Change derived artifacts only by changing their source and regenerating; never hand-edit them. Copies drift — reference the original instead of restating it.

Layered validation is defense-in-depth only when each layer's responsibility is written down. Two layers checking the same thing without a written split is duplicated truth that will drift apart.

4. Make Ownership Explicit

Every module, boundary, and decision has exactly one owner. State what it owns and what it does not own — the does-not-own list prevents more drift than the owns list. A thing claimed by two owners, or by none, is a defect.

Declare dependency direction and keep it one-way. Sibling domains do not import each other; a need shared by two siblings moves down into a layer both can see, it is not copied and not reached for sideways.

Design for deletability: one entry surface per module and consumers enumerable by tooling, so retirement is mechanical rather than archaeological. What cannot be deleted cannot be replaced.

5. Design The Negative Path And The Time Axis

A design is not closed when the happy path works. It is closed when denied, failed, partial, stale, and cancelled outcomes have defined behavior and a recovery route. Decide the failure semantics before the feature ships, not during the incident.

Decay lives in the seams and in time, not inside modules: components that are each individually correct still leak when composed along the time axis. For anything stateful, answer before closing the design: what happens when this runs twice, restarts halfway, or replays?

Classify effects by reversibility — reversible, compensable, irreversible — and spend design rigor accordingly. Irreversible effects earn idempotency keys, receipts, and reconciliation; reversible ones should not inherit that weight.

6. Guard Boundaries With Falsifiable Checks

A boundary that nothing checks is a suggestion. Lower architectural rules into machine-checked guards — import boundaries, schema validation, structural tests — wherever the rule matters.

A guard that cannot fail is wallpaper: a checker should prove it still detects a planted violation, or it is decoration. An always-green check and a disabled check protect equally — not at all.
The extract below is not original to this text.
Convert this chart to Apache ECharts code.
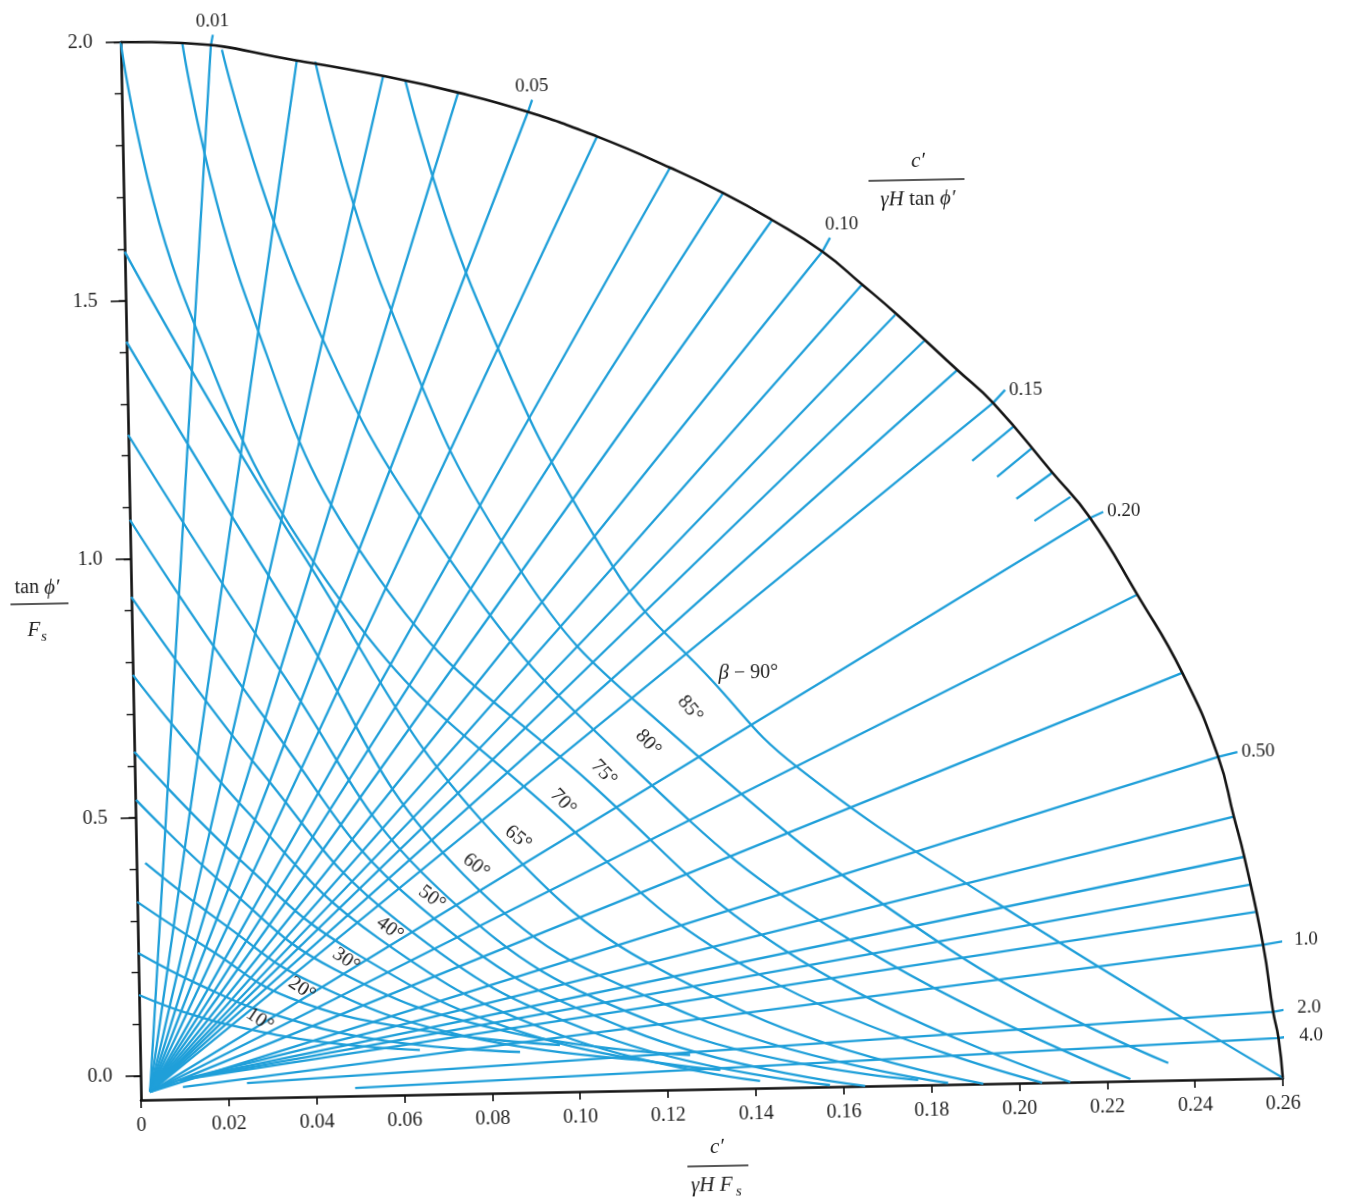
<!DOCTYPE html>
<html lang="en">
<head>
<meta charset="UTF-8">
<title>Michalowski slope stability chart</title>
<style>
    *{margin:0;}
    html,body{width:100%;height:100%;overflow:hidden;background:#fff;}
    /* the scanned chart is tilted about 1 degree, so the whole drawing is turned round the origin */
    #chart{
        position:absolute;left:0;top:0;
        width:1400px;height:1260px;
        transform-origin:141px 1100px;
        transform:rotate(-1.1deg);
    }
</style>
<script src="https://cdn.jsdelivr.net/npm/echarts@6.0.0/dist/echarts.min.js"></script>
</head>
<body>
<div id="chart"></div>
<script>
// axis ticks
const xTickValues = [0,0.02,0.04,0.06,0.08,0.10,0.12,0.14,0.16,0.18,0.20,0.22,0.24,0.26];
const yLabelValues = [0,0.5,1.0,1.5,2.0];
const yTickValues = [0,0.1,0.2,0.3,0.4,0.5,0.6,0.7,0.8,0.9,1.0,1.1,1.2,1.3,1.4,1.5,1.6,1.7,1.8,1.9,2.0];

// outer boundary
const arcPoints = [[0,2.0],[0.0140,1.996],[0.0400,1.958],[0.0596,1.925],[0.0766,1.890],[0.0924,1.850],
    [0.1080,1.800],[0.1245,1.737],[0.1365,1.686],[0.1475,1.632],[0.1588,1.569],[0.1677,1.504],
    [0.1756,1.444],[0.1890,1.335],[0.1970,1.270],[0.2102,1.133],[0.2186,1.044],[0.2290,0.894],
    [0.2389,0.741],[0.2467,0.577],[0.2500,0.461],[0.2522,0.383],[0.2561,0.212],[0.2581,0.082],
    [0.2592,0.031],[0.2600,-0.046]];

// lines of constant c'/(γH tanφ')
const radialRatio = ['0.01','0.02','0.03','0.04','0.05','0.06','0.07','0.08','0.09','0.10','0.11','0.12','0.13',
    '0.14','0.15','0.20','0.30','0.40','0.50','0.6','0.7','0.8','0.9','1.0','2.0','4.0'];
const radialFrom = [[0.0021,-0.0313],[0.0021,-0.0313],[0.0021,-0.0313],[0.0021,-0.0313],[0.0021,-0.0313],
    [0.0021,-0.0313],[0.0021,-0.0313],[0.0021,-0.0313],[0.0021,-0.0313],[0.0021,-0.0313],[0.0021,-0.0313],
    [0.0021,-0.0313],[0.0021,-0.0313],[0.0021,-0.0313],[0.0021,-0.0313],[0.0021,-0.0313],[0.0021,-0.0313],
    [0.0021,-0.0313],[0.0021,-0.0313],[0.0090,-0.0092],[0.0090,-0.0092],[0.0090,-0.0092],[0.0090,-0.0092],
    [0.0096,-0.0228],[0.0242,-0.0175],[0.0488,-0.0311]];
const radialTo = [[0.0205,1.9897],[0.0400,1.958],[0.0596,1.925],[0.0766,1.890],[0.0924,1.850],[0.1080,1.800],
    [0.1245,1.737],[0.1365,1.6864],[0.1475,1.632],[0.1588,1.569],[0.1677,1.504],[0.1751,1.444],[0.1816,1.3926],
    [0.1890,1.335],[0.1970,1.270],[0.2186,1.044],[0.2290,0.894],[0.2389,0.741],[0.2467,0.577],[0.2500,0.461],
    [0.2522,0.383],[0.2535,0.329],[0.2545,0.276],[0.2561,0.212],[0.2581,0.082],[0.2592,0.0314]];
const radialTip = [[0.0210,2.0109],null,null,null,[0.0934,1.8733],null,null,null,null,[0.1606,1.5954],null,null,null,
    null,[0.1998,1.2948],[0.2216,1.0552],null,null,[0.2511,0.586],null,null,null,null,[0.2623,0.2204],
    [0.2627,0.0888],[0.2630,0.0345]];
const tagIndex = [0,4,9,14,15,18,23,24,25];
const tagSide = ['top','top','top','right','right','right','right','right','right'];

// short marks for 0.16 - 0.19 next to the boundary
const stubOuter = [[0.2015,1.223],[0.2057,1.1817],[0.2102,1.133],[0.2142,1.0854]];
const stubInner = [[0.1920,1.1587],[0.1976,1.1269],[0.2019,1.0836],[0.2059,1.0404]];

// slope angle curves
const beta10 = [[0.0000,0.1568],[0.0115,0.1181],[0.0247,0.0870],[0.0433,0.0568],[0.0637,0.0399]];
const beta15 = [[0.0000,0.2380],[0.0139,0.1739],[0.0295,0.1171],[0.0547,0.0608],[0.0865,0.0324]];
const beta20 = [[0.0000,0.3367],[0.0164,0.2412],[0.0344,0.1454],[0.0638,0.0786],[0.0956,0.0444]];
const beta25 = [[0.0020,0.4119],[0.0199,0.2890],[0.0392,0.1755],[0.0729,0.0675],[0.1138,0.0124]];
const beta30 = [[0.0002,0.5341],[0.0212,0.3565],[0.0445,0.1998],[0.0820,0.0757],[0.1252,0.0203]];
const beta35 = [[0.0000,0.6270],[0.0236,0.4141],[0.0494,0.2300],[0.0889,0.0649],[0.1320,-0.0099]];
const beta40 = [[0.0000,0.7760],[0.0261,0.5008],[0.0547,0.2581],[0.0957,0.0638],[0.1410,-0.0326]];
const beta45 = [[0.0000,0.9269],[0.0285,0.5875],[0.0595,0.2883],[0.1048,0.0623],[0.1569,-0.0430]];
const beta50 = [[0.0000,1.0759],[0.0310,0.6741],[0.0644,0.3165],[0.1116,0.0708],[0.1649,-0.0460]];
const beta55 = [[0.0000,1.2404],[0.0335,0.7802],[0.0692,0.3467],[0.1185,0.0794],[0.1770,-0.0366]];
const beta60 = [[0.0000,1.4204],[0.0361,0.8958],[0.0745,0.3768],[0.1254,0.0976],[0.1838,-0.0435]];
const beta65 = [[0.0000,1.5945],[0.0386,1.0115],[0.0842,0.4294],[0.1345,0.1155],[0.1918,-0.0460]];
const beta70 = [[0.0000,2.0000],[0.0135,1.4993],[0.0475,0.9133],[0.0940,0.5033],[0.1415,0.1724],[0.2052,-0.0460]];
const beta75 = [[0.0140,1.9966],[0.0276,1.4971],[0.0567,0.9505],[0.1036,0.5501],[0.1507,0.1999],[0.2116,-0.0460]];
const beta80 = [[0.0230,1.9815],[0.0408,1.4949],[0.0727,0.9866],[0.1124,0.5874],[0.1621,0.2368],[0.2253,-0.0425]];
const beta85 = [[0.0442,1.9549],[0.0595,1.4919],[0.0886,0.9647],[0.1216,0.6497],[0.1849,0.2137],[0.2340,-0.0130]];
const beta90 = [[0.0646,1.9160],[0.0800,1.4885],[0.1098,0.9670],[0.1321,0.7409],[0.1508,0.5733],[0.1964,0.2989],[0.2600,-0.0460]];
const betaAngles = [10,15,20,25,30,35,40,45,50,55,60,65,70,75,80,85,90];
const betaCurves = [beta10,beta15,beta20,beta25,beta30,beta35,beta40,beta45,beta50,beta55,beta60,beta65,beta70,beta75,beta80,beta85,beta90];

// curve labels
const betaLabelText = ['10°','20°','30°','40°','50°','60°','65°','70°','75°','80°','85°','{b|β} − 90°'];
const betaLabelAt = [[0.0274,0.1039],[0.0371,0.1623],[0.0473,0.2168],[0.0574,0.2751],[0.0671,0.3335],[0.0773,0.3938],
    [0.0870,0.4464],[0.0974,0.5143],[0.1068,0.5689],[0.1170,0.6253],[0.1267,0.6895],[0.1401,0.7570]];
const betaLabelTilt = [-35,-35,-36,-38,-38,-40,-40,-48,-48,-48,-52,0];

const BLUE = '#1f9fd9';
const INK = '#222';
const SERIF = '"Liberation Serif","DejaVu Serif",serif';

function blueLine(name, data, smooth){
    return {
        type:'line', name:name, data:data, symbol:'none', smooth:smooth,
        clip:false, silent:true, z:2,
        lineStyle:{color:BLUE, width:2.3}
    };
}

let series = [];
radialTo.forEach((end, i) => {
    let pts = [radialFrom[i], end];
    if (radialTip[i]) pts.push(radialTip[i]);
    series.push(blueLine('ratio ' + radialRatio[i], pts, false));
});
stubOuter.forEach((p, i) => series.push(blueLine('stub ' + i, [stubInner[i], p], false)));
betaCurves.forEach((c, i) => series.push(blueLine('beta ' + betaAngles[i], c, 0.45)));

series.push({
    type:'line', name:'boundary', data:arcPoints, symbol:'none', smooth:0.5, clip:false, silent:true, z:4,
    lineStyle:{color:'#151515', width:2.6}
});

const tagFont = {fontFamily:SERIF, color:INK, textBorderWidth:0, textShadowBlur:0, opacity:1};

// text along the curves, kept on an invisible scatter so it sits in data space
series.push({
    type:'scatter', name:'beta labels', symbolSize:0, silent:true, clip:false, z:6,
    itemStyle:{color:'rgba(0,0,0,0)'},
    data: betaLabelAt.map((p, i) => ({
        value:p,
        label:Object.assign({rotate:betaLabelTilt[i], formatter:betaLabelText[i], fontSize:20}, tagFont)
    })),
    label:Object.assign({
        show:true, position:'inside', fontSize:20,
        rich:{b:{fontFamily:SERIF, fontSize:21, fontStyle:'italic', color:INK}}
    }, tagFont)
});

series.push({
    type:'scatter', name:'ratio labels', symbolSize:0, silent:true, clip:false, z:6,
    itemStyle:{color:'rgba(0,0,0,0)'},
    data: tagIndex.map((k, i) => ({
        value: radialTip[k],
        label:Object.assign({position:tagSide[i], formatter:radialRatio[k], fontSize:19,
            offset: k === 9 ? [12,0] : [0,0]}, tagFont)
    })),
    label:Object.assign({show:true, distance:4, fontSize:19}, tagFont)
});

let chart = echarts.init(document.getElementById('chart'));
chart.setOption({
    animation:false,
    backgroundColor:'#fff',
    grid:{left:141, right:117, top:42, bottom:160},
    xAxis:{
        type:'value', min:0, max:0.26,
        axisLine:{onZero:false, lineStyle:{color:'#111', width:2.6}},
        axisTick:{customValues:xTickValues, length:8, lineStyle:{color:'#111', width:1.6}},
        axisLabel:{customValues:xTickValues, margin:16, fontFamily:SERIF, fontSize:20, color:INK,
            formatter:v => v === 0 ? '0' : v.toFixed(2)},
        splitLine:{show:false}
    },
    yAxis:[{
        type:'value', min:-0.0464, max:2.0, position:'left',
        axisLine:{onZero:false, lineStyle:{color:'#111', width:2.6}},
        axisTick:{customValues:yTickValues, length:7, lineStyle:{color:'#111', width:1.4}},
        axisLabel:{customValues:yLabelValues, margin:28, fontFamily:SERIF, fontSize:20, color:INK,
            formatter:v => v.toFixed(1)},
        splitLine:{show:false}
    },{
        type:'value', min:-0.0464, max:2.0, position:'left', offset:0,
        axisLine:{show:false},
        axisTick:{customValues:yLabelValues, length:15, lineStyle:{color:'#111', width:1.6}},
        axisLabel:{show:false},
        splitLine:{show:false}
    }],
    graphic:[
        // c' / (γH tanφ') beside the boundary
        {type:'text', x:936, y:176, style:{text:'c′', font:'italic 21px ' + SERIF, fill:INK, align:'center', verticalAlign:'middle'}},
        {type:'line', shape:{x1:886, y1:195, x2:982, y2:195}, style:{stroke:INK, lineWidth:1.4}},
        {type:'text', x:935, y:214, style:{text:'{i|γH} tan {i|ϕ′}', font:'21px ' + SERIF, fill:INK, align:'center', verticalAlign:'middle',
            rich:{i:{fontFamily:SERIF, fontSize:21, fontStyle:'italic', fill:INK}}}},
        // x axis name
        {type:'text', x:716, y:1158, style:{text:'c′', font:'italic 21px ' + SERIF, fill:INK, align:'center', verticalAlign:'middle'}},
        {type:'line', shape:{x1:686, y1:1177, x2:747, y2:1177}, style:{stroke:INK, lineWidth:1.4}},
        {type:'text', x:710, y:1196, style:{text:'γH F', font:'italic 21px ' + SERIF, fill:INK, align:'center', verticalAlign:'middle'}},
        {type:'text', x:737, y:1203, style:{text:'s', font:'italic 15px ' + SERIF, fill:INK, align:'center', verticalAlign:'middle'}},
        // y axis name
        {type:'text', x:47, y:586, style:{text:'tan {i|ϕ′}', font:'20px ' + SERIF, fill:INK, align:'center', verticalAlign:'middle',
            rich:{i:{fontFamily:SERIF, fontSize:21, fontStyle:'italic', fill:INK}}}},
        {type:'line', shape:{x1:20, y1:602, x2:78, y2:602}, style:{stroke:INK, lineWidth:1.4}},
        {type:'text', x:43, y:628, style:{text:'F', font:'italic 21px ' + SERIF, fill:INK, align:'center', verticalAlign:'middle'}},
        {type:'text', x:53, y:635, style:{text:'s', font:'italic 15px ' + SERIF, fill:INK, align:'center', verticalAlign:'middle'}}
    ],
    series:series
});
</script>
</body>
</html>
Exceptions to a rule are declared, dated, and shrink-only; stale exceptions are deleted, because every silent "just this once" becomes precedent for the next. Escaping a guard by moving code out of its scope is itself a boundary change and gets the same scrutiny the guard enforces.

7. Keep The Governed Path Cheapest

If the compliant route costs more than the bypass, every deadline votes for the bypass. Selection beats discipline: the correct path must also be the easiest path, or it will lose to the workaround on every busy week.

A recurring bypass is pricing evidence, not just a discipline failure. Measure the cost gap between the governed path and the workaround, then reduce friction before raising walls — walls train climbers.

8. Metabolize Or Rot

Rot is entropy: it cannot be prevented, only metabolized faster than it accumulates. Long-lived systems survive by making change, migration, and deletion institutions, not heroics.

Budget concepts: a new noun, layer, or abstraction must remove more ambiguity than it adds, and its arrival should name a retirement candidate. Nouns that only grow are rot.

Retire deliberately, never abandon: remove the entry surface, let tooling enumerate the dependents, archive what remains as evidence. Old code is evidence of past behavior and risk, not a template to copy forward.

A whole-system rewrite proposal automatically downgrades to naming the smallest rewritable slice. The stability ladder exists precisely so rewrites stay local (see Grade Every Surface).

Rules must carry their reasons. A rule whose reason is lost goes to review — not deleted in ignorance, not worshipped in fear. Architecture is enforced constraints multiplied by traceable reasons; either factor at zero zeroes the product.

Reference

Read only when needed:

• references/source-observations.md — failure-mode mechanisms, provenance, and deliberate omissions; consult before retiring or adding a rule.
• references/diagnostics.md — design-review question matrix and measurable rot indicators; consult when running an architecture review or codebase audit.